Frakcje zielonych i chadeków w Parlamencie Europejskim postanowiły wprowadzić odpowiednią wzmiankę o Schröderze do rezolucji w sprawie Krymu (jako punkt 25a). Nie udało im się, przegrali dziś głosowanie w PE.
- To był pomysł niemieckich Zielonych, podchwycony przez partie ludowe. Nie wszyscy chadecy niemieccy jednak poparli go w głosowaniu, część się wstrzymała od głosu, bo ich zdaniem to wewnętrzne sprawy Niemiec. Polacy byli za. Socjaliści i lewica byli przeciw - mówi "Rz" eurodeputowany PO Jacek Saryusz-Wolski.

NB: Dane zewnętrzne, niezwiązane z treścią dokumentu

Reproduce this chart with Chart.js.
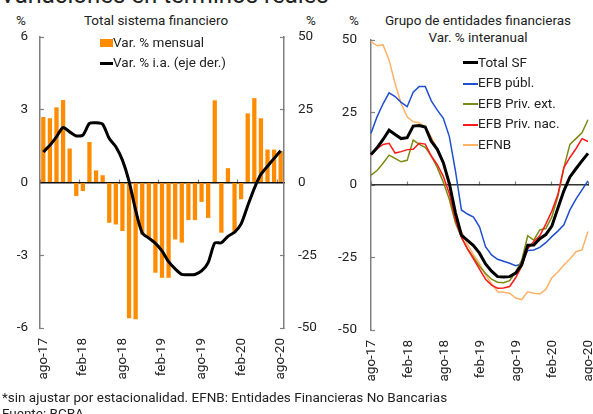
<!DOCTYPE html>
<html>
<head>
<meta charset="utf-8">
<script src="https://cdn.jsdelivr.net/npm/chart.js@4.4.1/dist/chart.umd.min.js"></script>
<style>
  body { margin: 0; width: 593px; height: 414px; overflow: hidden; background: #fff; position: relative;
         font-family: Roboto, sans-serif; color: #222; }
  .t { position: absolute; white-space: nowrap; font-size: 13.5px; line-height: 16px; }
  .c { transform: translateX(-50%); }
  canvas { position: absolute; top: 0; }
  .leg { position: absolute; font-size: 13.5px; line-height: 16px; white-space: nowrap; }
  .sw { display: inline-block; vertical-align: middle; }
</style>
</head>
<body>
<div class="t" style="left:0;top:-17px;font-size:24px;line-height:24px">Variaciones en términos reales</div>
<div class="t c" style="left:156px;top:12px">Total sistema financiero</div>
<div class="t c" style="left:21px;top:12px">%</div>
<div class="t c" style="left:311px;top:12px">%</div>
<div class="t c" style="left:354px;top:12px">%</div>
<div class="t c" style="left:478px;top:12px">Grupo de entidades financieras</div>
<div class="t c" style="left:478px;top:29px">Var. % interanual</div>

<canvas id="left" width="330" height="414" style="left:0;width:330px;height:414px"></canvas>
<canvas id="right" width="263" height="414" style="left:330px;width:263px;height:414px"></canvas>

<div id="legLeft"></div>
<div id="legRight"></div>

<div class="t" style="left:2px;top:389px">*sin ajustar por estacionalidad. EFNB: Entidades Financieras No Bancarias</div>
<div class="t" style="left:2px;top:405px">Fuente: BCRA</div>

<script>
const months = [
  'ago-17', 'sep-17', 'oct-17', 'nov-17', 'dic-17', 'ene-18', 'feb-18', 'mar-18', 'abr-18', 'may-18', 'jun-18', 'jul-18',
  'ago-18', 'sep-18', 'oct-18', 'nov-18', 'dic-18', 'ene-19', 'feb-19', 'mar-19', 'abr-19', 'may-19', 'jun-19', 'jul-19',
  'ago-19', 'sep-19', 'oct-19', 'nov-19', 'dic-19', 'ene-20', 'feb-20', 'mar-20', 'abr-20', 'may-20', 'jun-20', 'jul-20',
  'ago-20'
];

// Total sistema financiero
const varMensual = [2.7, 2.65, 3.1, 3.4, 1.4, -0.56, -0.35, 1.67, 0.5, 0.3, -1.66, -1.73, -2.0, -5.6, -5.64, -2.14,
  -2.28, -3.72, -3.93, -3.93, -2.35, -2.48, -1.55, -1.55, -0.8, -1.46, 3.39, -2.07, 0.59, -2.07, -0.69, 2.85, 3.48,
  2.65, 1.36, 1.36, 1.3];
const totalSF = [10.5, 12.8, 15.7, 18.9, 17.4, 16.0, 16.3, 20.3, 20.5, 20.0, 15.1, 12.3, 7.7, 0.5, -9.5, -17.3, -19.1,
  -20.9, -23.5, -27.2, -29.7, -31.6, -31.7, -31.6, -30.4, -27.5, -20.8, -20.7, -18.5, -17.1, -14.2, -8, -2, 2.8, 5.6,
  8.3, 10.9];

// Grupo de entidades financieras
const efbPubl = [17.8, 23.5, 28, 31.8, 30.5, 28.5, 27, 32, 34, 34, 29, 25.8, 23, 16.7, 5, -8.6, -10, -11.1, -14.4,
  -21.3, -24.1, -25.6, -26.3, -27, -27.8, -27.2, -22.6, -22.4, -21.5, -19.9, -17.8, -15.9, -13.7, -8.6, -4.9, -1.7, 1.4];
const efbPrivExt = [3.4, 5, 7.5, 10.3, 9.2, 8, 8.5, 15.5, 14, 13, 10, 6, 1, -5, -13, -18, -22, -25, -28, -30.5, -32.5,
  -33.5, -33.7, -33, -30, -26, -17.5, -19, -15.5, -15, -11, -4, 6, 14, 16, 18, 22.5];
const efbPrivNac = [10.3, 12.5, 14, 14.4, 11, 11.5, 12.2, 12.3, 14.4, 14.1, 10, 7, 3, -3, -12, -18, -22, -25.5, -29,
  -32.5, -34.5, -35.6, -35.5, -35, -32, -28, -22, -19.5, -17.5, -13.5, -9, -3.3, 6, 9.5, 12.5, 16, 15];
const efnb = [49.4, 48, 48.3, 43, 35, 28, 23.5, 21.8, 21.5, 20, 16.5, 12.5, 7, -0.5, -12, -16, -20.5, -24, -27, -31,
  -34, -36.8, -37, -37.3, -39, -39.5, -36.8, -37.3, -37.6, -36, -32, -30, -27.6, -25.5, -23, -22.4, -16];

const axisGray = '#808080';
const showTick = i => i % 6 === 0;

Chart.defaults.font.family = 'Roboto';
Chart.defaults.font.size = 13.5;
Chart.defaults.color = '#222';

// axis sitting on the zero line, only small tick marks every 6 months
function zeroAxis(offset, color) {
  return {
    type: 'category',
    position: { y: 0 },
    offset: offset,
    grid: {
      offset: offset, drawOnChartArea: false, tickLength: -4, tickWidth: 1.2,
      tickColor: c => showTick(c.index) ? axisGray : 'rgba(0,0,0,0)'
    },
    border: { display: true, color: color, width: 1.5 },
    ticks: { display: false, autoSkip: false }
  };
}

// bottom axis that only carries the rotated labels
function labelAxis(offset, labelOffset, height) {
  return {
    type: 'category',
    position: 'bottom',
    offset: offset,
    grid: { display: false, drawTicks: false },
    border: { display: false },
    ticks: {
      autoSkip: false, minRotation: 90, maxRotation: 90, padding: 10, labelOffset: labelOffset,
      callback: function (v, i) { return showTick(i) ? this.getLabelForValue(v) : ''; }
    },
    afterFit: s => { s.height = height; s.paddingLeft = 0; s.paddingRight = 0; }
  };
}

function valueAxis(position, min, max, step, padding, width) {
  return {
    position: position, min: min, max: max,
    ticks: { stepSize: step, padding: padding },
    grid: { drawOnChartArea: false, tickLength: -4, tickColor: axisGray, tickWidth: 1.2 },
    border: { color: axisGray, width: 1.5 },
    afterFit: s => { s.width = width; s.paddingTop = 0; s.paddingBottom = 0; }
  };
}

const leftChart = new Chart(document.getElementById('left'), {
  type: 'bar',
  data: {
    labels: months,
    datasets: [
      { type: 'line', label: 'Var. % i.a. (eje der.)', data: totalSF, yAxisID: 'y1', xAxisID: 'x',
        borderColor: '#000', backgroundColor: '#000', borderWidth: 3, pointRadius: 0, tension: 0.25, order: 0 },
      { label: 'Var. % mensual', data: varMensual, yAxisID: 'y', xAxisID: 'x',
        backgroundColor: '#ff8c00', barPercentage: 0.65, categoryPercentage: 1, order: 1 }
    ]
  },
  options: {
    responsive: false,
    animation: false,
    layout: { padding: { top: 37, left: 0, right: 0, bottom: 0 } },
    plugins: { legend: { display: false }, tooltip: { enabled: false } },
    scales: {
      x: zeroAxis(true, '#111'),
      xl: labelAxis(true, 0, 86),
      y: valueAxis('left', -6, 6, 3, 16, 40),
      y1: valueAxis('right', -50, 50, 25, 18, 46)
    }
  }
});

const rightColors = ['#000000', '#1f4fd0', '#7d8a12', '#ff1a1a', '#ffb266'];
const rightWidths = [3, 1.5, 1.5, 1.5, 1.5];
const rightNames = ['Total SF', 'EFB públ.', 'EFB Priv. ext.', 'EFB Priv. nac.', 'EFNB'];
const rightData = [totalSF, efbPubl, efbPrivExt, efbPrivNac, efnb];
const rightOrder = [0, 3, 2, 1, 4];

const rightChart = new Chart(document.getElementById('right'), {
  type: 'line',
  data: {
    labels: months,
    datasets: rightNames.map((n, i) => ({
      label: n, data: rightData[i], borderColor: rightColors[i], backgroundColor: rightColors[i],
      borderWidth: rightWidths[i], pointRadius: 0, tension: 0, order: rightOrder[i], xAxisID: 'x', yAxisID: 'y'
    }))
  },
  options: {
    responsive: false,
    animation: false,
    layout: { padding: { top: 40, left: 0, right: 5, bottom: 0 } },
    plugins: { legend: { display: false }, tooltip: { enabled: false } },
    scales: {
      x: zeroAxis(false, '#333'),
      xl: labelAxis(false, 1, 84),
      y: valueAxis('left', -50, 50, 25, 18, 41)
    }
  }
});

// legends drawn as html over the plot areas
function buildLegend(el, x, y0, step, items) {
  items.forEach((it, k) => {
    const d = document.createElement('div');
    d.className = 'leg';
    d.style.left = x + 'px';
    d.style.top = (y0 + k * step - 8) + 'px';
    const sw = document.createElement('span');
    sw.className = 'sw';
    sw.style.width = it.w + 'px';
    sw.style.height = it.h + 'px';
    sw.style.background = it.color;
    d.appendChild(sw);
    d.appendChild(document.createTextNode(it.text));
    el.appendChild(d);
  });
}

buildLegend(document.getElementById('legLeft'), 100, 41.5, 20.5, [
  { text: 'Var. % mensual', color: '#ff8c00', w: 13, h: 8 },
  { text: 'Var. % i.a. (eje der.)', color: '#000', w: 13, h: 3 }
]);
buildLegend(document.getElementById('legRight'), 463, 61.5, 20.6,
  rightNames.map((n, i) => ({ text: n, color: rightColors[i], w: 15, h: i === 0 ? 3 : 2 })));
</script>
</body>
</html>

W odrzuconym projekcie fragmentu rezolucji PE miał wyrazić oburzenie z powodu wypowiedzi byłego kanclerza na temat kryzysu krymskiego i podkreślić, że nie powinien się publicznie wypowiadać na temat Rosji. Bo jest powiązany z Gazpromem, czyli "jednym z najważniejszych narzędzi rosyjskiej polityki zagranicznej".
Były socjaldemokratyczny kanclerz jest szefem rady nadzorczej spółki Nord Stream, w większości należącej do Gazpromu.
Schröder kilkakrotnie wstrząsnął ostatnio niemiecką opinią publiczną. Najpierw, jeszcze w lutym, powiedział "Spieglowi", że UE jest stroną w konflikcie ukraińskim (wspierającą opozycję).